Again the reigning fauna had collapsed, but this time with a blatantly heavy bias. This time, the reaper had apparently handpicked the mightiest among the beasts. In contrast to the more random assortments that preceded them, the animals that disappeared at the end of the Pleistocene were almost without exception the largest of the lot. The cast had included Columbian mammoths, thirteen feet
at the shoulder, and herds of wild horses and giant bison. America had housed giant camels and a beaver as big as a bear. There was everybody’s favorite Paleolithic monster, Smilodon, the saber-tooth cat. There was a dire wolf and a rocket-fast feline called the American cheetah. There was a bear the shoulder-height of a moose with the leg-speed of a quarter horse, a creation to give anthropologists the night sweats.

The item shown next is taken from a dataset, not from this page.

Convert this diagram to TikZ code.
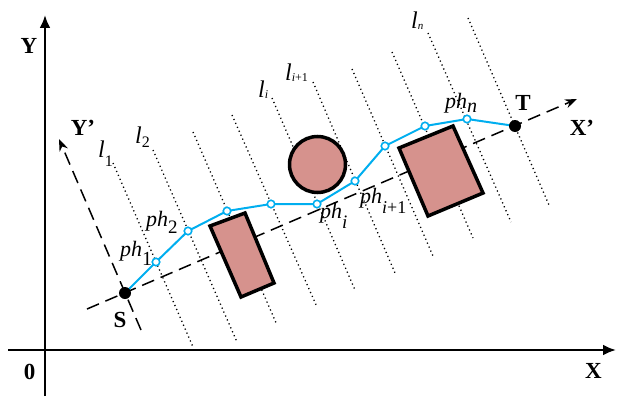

And yet so suddenly they were all but gone, with only a skeleton crew surviving. Prior to that night in Montreal, Martin had once entertained notions of a career as an ornithologist. That would now have to wait for some other lifetime. The next year Martin moved his family to Tucson to take a research post at the University of Arizona’s Desert Laboratory, where for the next fifty years he would work on solving the most contentious mass extinction since the dawn of humans.
The Pleistocene die-off in itself was nothing new to science. Charles Darwin had puzzled over it as a green, twenty-four-year-old naturalist circling the globe aboard the HMS Beagle. “It is impossible to reflect on the changed state of the American continent without astonishment,” he wrote in his journal. “Formerly it must have swarmed with great monsters: now we find mere pygmies.”